Recorded information:
______________________________

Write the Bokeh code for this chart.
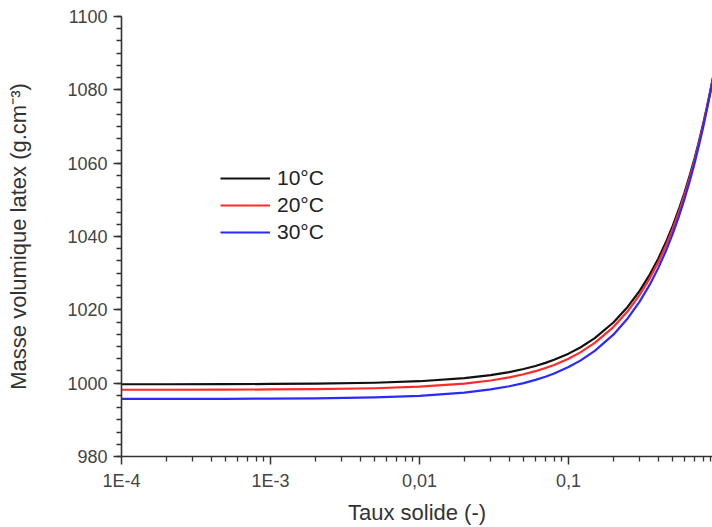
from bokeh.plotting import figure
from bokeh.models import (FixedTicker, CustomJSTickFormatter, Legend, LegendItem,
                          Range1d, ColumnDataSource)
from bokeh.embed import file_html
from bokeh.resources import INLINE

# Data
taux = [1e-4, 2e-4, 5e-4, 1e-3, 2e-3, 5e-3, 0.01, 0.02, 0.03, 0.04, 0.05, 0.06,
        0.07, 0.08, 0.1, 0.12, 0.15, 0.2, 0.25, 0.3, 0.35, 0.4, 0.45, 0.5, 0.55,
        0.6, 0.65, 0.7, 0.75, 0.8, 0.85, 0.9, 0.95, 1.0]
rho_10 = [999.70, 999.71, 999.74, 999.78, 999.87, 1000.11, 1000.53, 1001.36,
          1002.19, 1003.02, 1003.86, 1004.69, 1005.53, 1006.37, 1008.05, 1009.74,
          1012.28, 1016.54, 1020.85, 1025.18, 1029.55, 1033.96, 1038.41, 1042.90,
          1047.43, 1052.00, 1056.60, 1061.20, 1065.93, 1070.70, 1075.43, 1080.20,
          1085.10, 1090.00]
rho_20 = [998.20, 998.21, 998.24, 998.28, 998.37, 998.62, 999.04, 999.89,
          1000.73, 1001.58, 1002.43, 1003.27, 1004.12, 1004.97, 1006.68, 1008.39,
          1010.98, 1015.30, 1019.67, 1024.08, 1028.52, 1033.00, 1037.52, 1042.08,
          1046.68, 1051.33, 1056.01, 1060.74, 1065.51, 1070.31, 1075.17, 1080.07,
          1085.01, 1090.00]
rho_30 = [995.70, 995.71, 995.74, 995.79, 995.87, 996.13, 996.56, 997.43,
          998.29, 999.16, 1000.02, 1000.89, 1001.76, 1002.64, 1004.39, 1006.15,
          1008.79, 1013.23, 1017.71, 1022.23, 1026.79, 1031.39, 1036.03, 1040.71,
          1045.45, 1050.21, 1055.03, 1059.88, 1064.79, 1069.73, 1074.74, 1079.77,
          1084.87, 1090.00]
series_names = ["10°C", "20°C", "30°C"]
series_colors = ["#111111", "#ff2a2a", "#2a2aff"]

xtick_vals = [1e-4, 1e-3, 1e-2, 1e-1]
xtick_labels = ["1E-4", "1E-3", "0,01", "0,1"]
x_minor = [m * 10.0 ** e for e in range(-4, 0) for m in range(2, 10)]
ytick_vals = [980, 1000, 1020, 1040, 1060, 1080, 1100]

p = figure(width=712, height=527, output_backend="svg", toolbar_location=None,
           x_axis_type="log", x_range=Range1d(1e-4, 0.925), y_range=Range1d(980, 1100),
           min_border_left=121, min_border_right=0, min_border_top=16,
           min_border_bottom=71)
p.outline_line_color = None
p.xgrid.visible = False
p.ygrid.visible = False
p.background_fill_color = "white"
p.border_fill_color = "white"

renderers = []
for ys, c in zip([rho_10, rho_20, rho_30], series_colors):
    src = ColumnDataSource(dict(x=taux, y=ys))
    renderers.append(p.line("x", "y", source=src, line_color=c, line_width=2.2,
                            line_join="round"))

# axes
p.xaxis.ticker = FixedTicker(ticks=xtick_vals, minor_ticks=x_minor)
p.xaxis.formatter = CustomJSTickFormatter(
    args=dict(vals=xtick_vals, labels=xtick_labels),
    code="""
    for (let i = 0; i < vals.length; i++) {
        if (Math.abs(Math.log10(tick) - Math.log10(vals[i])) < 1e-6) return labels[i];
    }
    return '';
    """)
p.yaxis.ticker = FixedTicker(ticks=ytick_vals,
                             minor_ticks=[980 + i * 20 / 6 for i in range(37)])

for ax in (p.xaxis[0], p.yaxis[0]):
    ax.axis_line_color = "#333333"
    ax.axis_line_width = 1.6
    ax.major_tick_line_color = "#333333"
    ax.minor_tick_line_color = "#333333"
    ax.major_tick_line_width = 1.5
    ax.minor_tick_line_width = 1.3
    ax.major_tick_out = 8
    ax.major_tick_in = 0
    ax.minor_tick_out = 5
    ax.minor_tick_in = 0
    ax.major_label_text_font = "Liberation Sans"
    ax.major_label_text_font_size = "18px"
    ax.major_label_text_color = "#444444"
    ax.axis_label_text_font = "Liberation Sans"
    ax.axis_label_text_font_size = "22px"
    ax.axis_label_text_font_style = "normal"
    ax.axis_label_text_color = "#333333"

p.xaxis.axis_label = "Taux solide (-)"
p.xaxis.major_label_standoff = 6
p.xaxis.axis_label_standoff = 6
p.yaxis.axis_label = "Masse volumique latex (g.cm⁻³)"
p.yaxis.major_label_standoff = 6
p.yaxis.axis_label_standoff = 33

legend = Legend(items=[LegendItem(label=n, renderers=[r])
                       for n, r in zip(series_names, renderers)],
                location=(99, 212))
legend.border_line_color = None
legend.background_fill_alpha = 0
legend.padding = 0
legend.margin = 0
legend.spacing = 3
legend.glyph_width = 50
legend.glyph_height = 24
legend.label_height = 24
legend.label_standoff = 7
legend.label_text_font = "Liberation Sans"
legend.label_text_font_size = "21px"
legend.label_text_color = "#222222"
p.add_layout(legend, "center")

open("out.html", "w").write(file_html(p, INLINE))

______________________________

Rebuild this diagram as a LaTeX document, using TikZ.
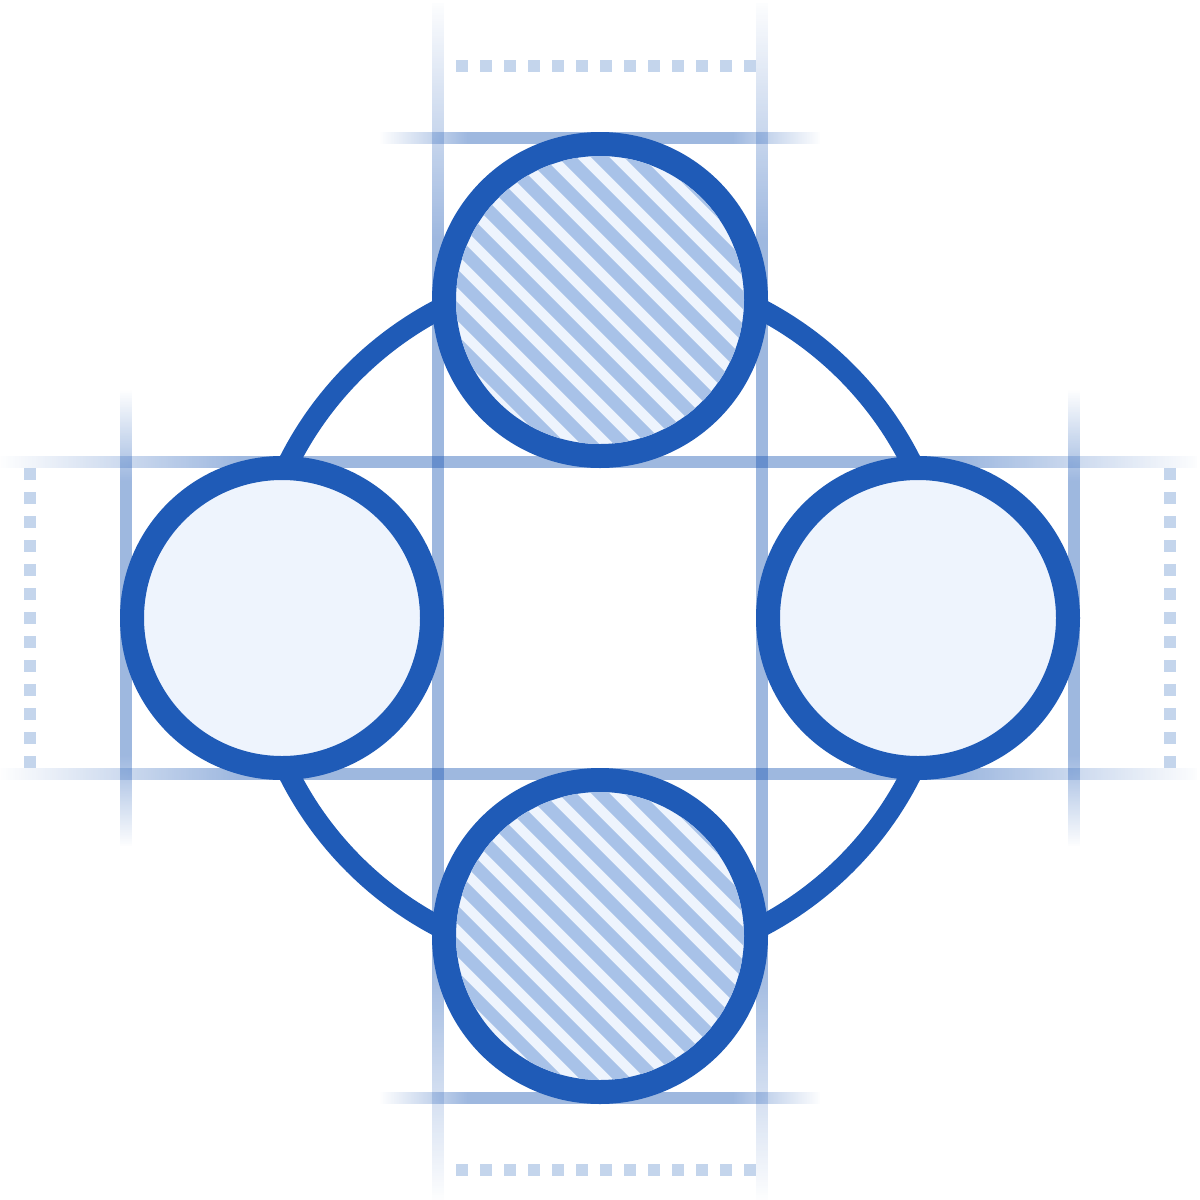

______________________________

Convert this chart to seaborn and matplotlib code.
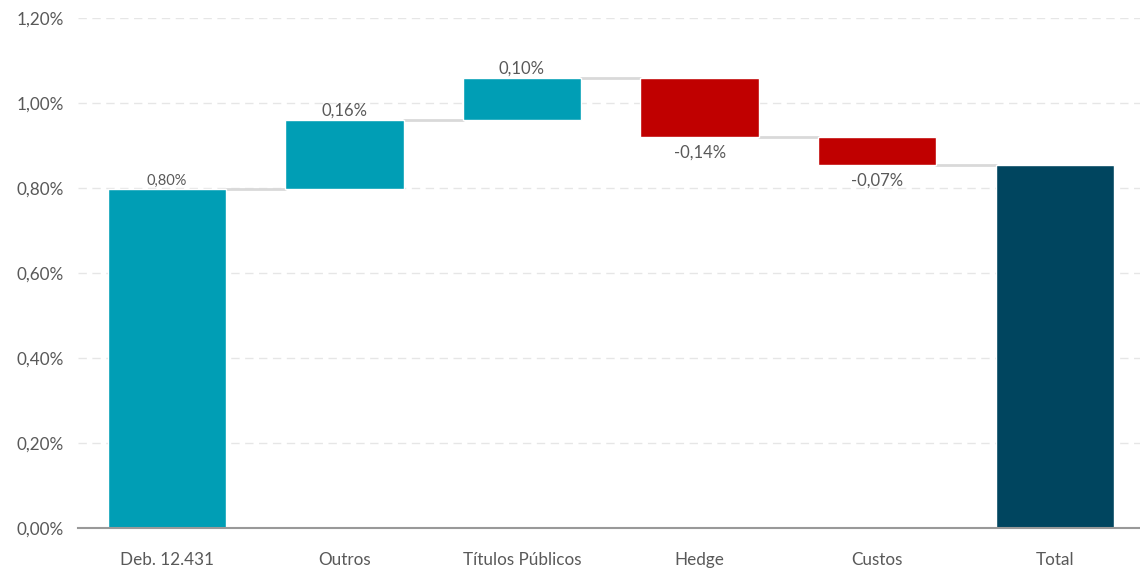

______________________________

Aim:
Write out the lines running from the one that contains "Write the Bokeh code for this chart." through the one that contains "from bokeh.resources import INLINE", ends included, and nothing else. Pictures stay out of the copy.

Complete output:
Write the Bokeh code for this chart.
from bokeh.plotting import figure
from bokeh.models import (FixedTicker, CustomJSTickFormatter, Legend, LegendItem,
                          Range1d, ColumnDataSource)
from bokeh.embed import file_html
from bokeh.resources import INLINE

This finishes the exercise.